Запахи, звуки, образы — все это сменяет друг друга с ошеломляющей скоростью, и он просто не может понять, что важно, а что нет, чего избегать. Более того, он не понимает, что и как ему делать! Вот наконец-то наступают темнота и тишина. Некоторое время он еще бродит, изучая окружающее, но усталость берет свое, и он забывается сном. Но нет, сон его скоротечен, называется, темнота и тишина тоже другие. Тени, окружающие в полутьме, незнакомы и пугающие, ему кажется, кто-то крадётся, чтобы схватить его. А что за тревожные шорохи и скрипы? Он в панике, он зовет мать изо всех сил так, так как кричал еще совсем маленьким, когда переставал ощущать ее тепло.

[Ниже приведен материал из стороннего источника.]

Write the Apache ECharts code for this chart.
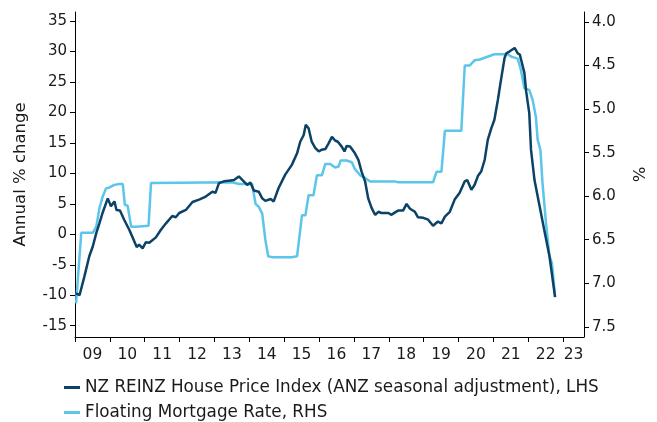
<!DOCTYPE html>
<html>
<head>
<meta charset="utf-8">
<script src="https://cdn.jsdelivr.net/npm/echarts@6/dist/echarts.min.js"></script>
<style>
  html, body { margin: 0; padding: 0; background: #fff; }
  #chart { width: 657px; height: 422px; }
</style>
</head>
<body>
<div id="chart"></div>
<script>
// House price index, annual % change (LHS)
const hpiYears = [
  2009.03, 2009.13, 2009.27, 2009.41, 2009.51, 2009.61, 2009.70, 2009.79, 2009.94, 2009.99,
  2010.03, 2010.13, 2010.19, 2010.29, 2010.41, 2010.56, 2010.65, 2010.77, 2010.84, 2010.94,
  2011.03, 2011.13, 2011.32, 2011.46, 2011.61, 2011.79, 2011.89, 2011.99,
  2012.18, 2012.37, 2012.56, 2012.75, 2012.94,
  2013.03, 2013.13, 2013.27, 2013.41, 2013.56, 2013.61, 2013.70, 2013.84, 2013.94,
  2014.03, 2014.13, 2014.27, 2014.37, 2014.46, 2014.61, 2014.70, 2014.84,
  2015.03, 2015.22, 2015.37, 2015.46, 2015.56, 2015.62, 2015.70, 2015.79, 2015.89, 2015.99,
  2016.08, 2016.18, 2016.27, 2016.37, 2016.46, 2016.54, 2016.65, 2016.73, 2016.79, 2016.89,
  2017.03, 2017.13, 2017.22, 2017.32, 2017.41, 2017.51, 2017.61, 2017.70, 2017.79, 2017.99,
  2018.08, 2018.18, 2018.27, 2018.41, 2018.51, 2018.61, 2018.75, 2018.84, 2018.99,
  2019.13, 2019.27, 2019.41, 2019.51, 2019.61, 2019.75, 2019.89,
  2020.03, 2020.18, 2020.25, 2020.37, 2020.46, 2020.56, 2020.65, 2020.75, 2020.84, 2020.94,
  2021.03, 2021.13, 2021.22, 2021.32, 2021.37, 2021.46, 2021.61, 2021.70, 2021.76, 2021.89, 2021.94,
  2022.03, 2022.08, 2022.18, 2022.32, 2022.46, 2022.61, 2022.77
]
const hpiValues = [
  -9.7, -10.0, -6.9, -3.6, -2.0, 0.2, 1.8, 3.5, 5.9, 5.2,
  4.6, 5.4, 4.0, 3.9, 2.4, 0.7, -0.5, -2.1, -1.7, -2.3,
  -1.3, -1.4, -0.5, 0.7, 1.8, 3.0, 2.8, 3.5,
  4.0, 5.3, 5.7, 6.2, 7.0,
  6.8, 8.4, 8.7, 8.8, 8.9, 8.7, 9.5, 8.7, 8.1,
  8.5, 7.2, 7.0, 5.9, 5.5, 5.8, 5.4, 7.6,
  9.8, 11.4, 13.3, 15.2, 16.3, 18.0, 17.4, 15.2, 14.2, 13.6,
  13.9, 14.0, 14.9, 16.0, 15.4, 15.2, 14.4, 13.6, 14.5, 14.4,
  13.3, 12.2, 10.3, 8.7, 5.9, 4.3, 3.2, 3.7, 3.5, 3.5,
  3.2, 3.6, 3.9, 3.9, 5.0, 4.2, 3.7, 2.8, 2.7,
  2.4, 1.4, 2.1, 1.8, 2.9, 3.7, 5.7,
  6.8, 8.7, 8.9, 7.3, 8.1, 9.6, 10.3, 12.2, 15.5, 17.4,
  18.8, 22.1, 25.4, 28.9, 29.7, 30.0, 30.6, 29.7, 29.5, 26.5, 23.5,
  19.9, 13.9, 8.9, 4.8, 0.7, -3.6, -10.3
]

// Floating mortgage rate, % (RHS, inverted)
const rateYears = [
  2009.03, 2009.18, 2009.51, 2009.61, 2009.70, 2009.79, 2009.89, 2009.99,
  2010.13, 2010.27, 2010.37, 2010.43, 2010.51, 2010.61, 2010.75,
  2011.11, 2011.18, 2013.51, 2013.70, 2014.08, 2014.18, 2014.27, 2014.37, 2014.46, 2014.54, 2014.65,
  2015.22, 2015.37, 2015.51, 2015.61, 2015.70, 2015.84, 2015.94,
  2016.08, 2016.18, 2016.32, 2016.46, 2016.56, 2016.62, 2016.79, 2016.94,
  2017.03, 2017.18, 2017.32, 2017.46, 2018.18, 2018.27,
  2019.27, 2019.37, 2019.51, 2019.61, 2020.08, 2020.18, 2020.32, 2020.46, 2020.61,
  2021.03, 2021.41, 2021.53, 2021.70, 2021.79, 2021.89,
  2022.03, 2022.13, 2022.22, 2022.27, 2022.35, 2022.41, 2022.51, 2022.61, 2022.68, 2022.77
]
const rateValues = [
  7.23, 6.42, 6.42, 6.35, 6.14, 6.01, 5.91, 5.90,
  5.87, 5.86, 5.86, 6.10, 6.11, 6.35, 6.35,
  6.34, 5.85, 5.84, 5.86, 5.86, 6.09, 6.12, 6.20, 6.50, 6.69, 6.70,
  6.70, 6.69, 6.22, 6.22, 5.99, 5.99, 5.76,
  5.76, 5.63, 5.63, 5.67, 5.66, 5.59, 5.59, 5.61,
  5.69, 5.76, 5.79, 5.83, 5.83, 5.84,
  5.84, 5.72, 5.72, 5.25, 5.25, 4.50, 4.50, 4.44, 4.43,
  4.37, 4.37, 4.40, 4.42, 4.55, 4.76,
  4.78, 4.90, 5.09, 5.35, 5.47, 5.85, 6.31, 6.69, 6.77, 7.15
]

const yearTicks = [2009, 2010, 2011, 2012, 2013, 2014, 2015, 2016, 2017, 2018, 2019, 2020, 2021, 2022, 2023]
const yearLabelPos = [2009.5, 2010.5, 2011.5, 2012.5, 2013.5, 2014.5, 2015.5, 2016.5, 2017.5, 2018.5, 2019.5, 2020.5, 2021.5, 2022.5, 2023.3]
const leftTicks = [-15, -10, -5, 0, 5, 10, 15, 20, 25, 30, 35]
const rightTicks = [4.0, 4.5, 5.0, 5.5, 6.0, 6.5, 7.0, 7.5]

const hpiName = 'NZ REINZ House Price Index (ANZ seasonal adjustment), LHS'
const rateName = 'Floating Mortgage Rate, RHS'

const font = 'DejaVu Sans'
const axisColor = '#000'
const textColor = '#1a1a1a'

// one legend per row so they stack like the original
function legendRow(name, top) {
  return {
    left: 59,
    top: top,
    itemWidth: 16,
    itemHeight: 3,
    itemGap: 4,
    icon: 'rect',
    textStyle: { fontFamily: font, fontSize: 16.8, color: textColor },
    data: [name]
  }
}

const chart = echarts.init(document.getElementById('chart'))
const option = {
  animation: false,
  textStyle: { fontFamily: font },
  grid: {
    left: 75,
    right: 71,
    top: 12,
    bottom: 85
  },
  legend: [
    legendRow(hpiName, 374),
    legendRow(rateName, 399)
  ],
  xAxis: {
    type: 'value',
    min: 2009,
    max: 2023.6,
    splitLine: { show: false },
    axisLine: { onZero: false, lineStyle: { color: axisColor, width: 1 } },
    axisTick: { customValues: yearTicks, length: 5, lineStyle: { color: axisColor } },
    axisLabel: {
      customValues: yearLabelPos,
      margin: 10,
      fontSize: 15.5,
      color: textColor,
      formatter: v => String(Math.floor(v) % 100).padStart(2, '0')
    }
  },
  yAxis: [
    {
      type: 'value',
      min: -16.86,
      max: 36.5,
      name: 'Annual % change',
      nameLocation: 'middle',
      nameGap: 46,
      nameTextStyle: { fontSize: 16.5, color: textColor },
      splitLine: { show: false },
      axisLine: { show: true, lineStyle: { color: axisColor } },
      axisTick: { show: true, customValues: leftTicks, length: 5, lineStyle: { color: axisColor } },
      axisLabel: { customValues: leftTicks, fontSize: 15, color: textColor, margin: 8 }
    },
    {
      type: 'value',
      position: 'right',
      inverse: true,
      min: 3.885,
      max: 7.617,
      name: '%',
      nameLocation: 'middle',
      nameGap: 48,
      nameTextStyle: { fontSize: 16.5, color: textColor },
      splitLine: { show: false },
      axisLine: { show: true, lineStyle: { color: axisColor } },
      axisTick: { show: true, customValues: rightTicks, length: 5, lineStyle: { color: axisColor } },
      axisLabel: {
        customValues: rightTicks,
        fontSize: 15,
        color: textColor,
        margin: 8,
        formatter: v => v.toFixed(1)
      }
    }
  ],
  series: [
    {
      name: rateName,
      type: 'line',
      yAxisIndex: 1,
      showSymbol: false,
      symbol: 'none',
      itemStyle: { color: '#5bc5ea' },
      lineStyle: { color: '#5bc5ea', width: 2.5 },
      data: rateYears.map((y, i) => [y, rateValues[i]])
    },
    {
      name: hpiName,
      type: 'line',
      yAxisIndex: 0,
      showSymbol: false,
      symbol: 'none',
      itemStyle: { color: '#0b4266' },
      lineStyle: { color: '#0b4266', width: 2.5 },
      data: hpiYears.map((y, i) => [y, hpiValues[i]])
    }
  ]
}
chart.setOption(option)
</script>
</body>
</html>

Вновь становится светло, и большие подходят к нему. Они гладят, их руки частые и надежные, они разогнали тени. Как хорошо, как уютно, — сонно... Он проваливается в сон. Ой, они ушли! Они оставили его одного, его большие друзья и его защита! Он опять один в этой чужой враждебной темноте, и мама так и не вернулась. Зови опять — приходит к нему нужное знание, зови и тебя услышат. Все верно: большие опять сделали светло, и стало уютно и безопасно. Можно спать. Они снова бросили его, как же так?! Придется снова их звать. Получилось, отлично! Вот здорово: большие не просто пришли утешить и согреть, они забрали его в свое собственное логово. Тут мягко, тепло, можно спрятаться и, самое главное, можно прижаться и чувствовать себя совсем, как у маминого живота. Вот оно, счастье! Окончательно засыпая, он успевает запомнить главный сегодняшний урок этого нового мира. Если тебе одиноко и грустно, кричи как можно громче, и все сбудется! Вот так выглядит первый день щенка в новом доме. Всего один день, а сколько проблем уже посеяно и очень скоро расцветет махровым цветом, сколько конфликтов успело зародиться всего лишь за несколько часов. То ли еще будет! Но это уже совсем другая история.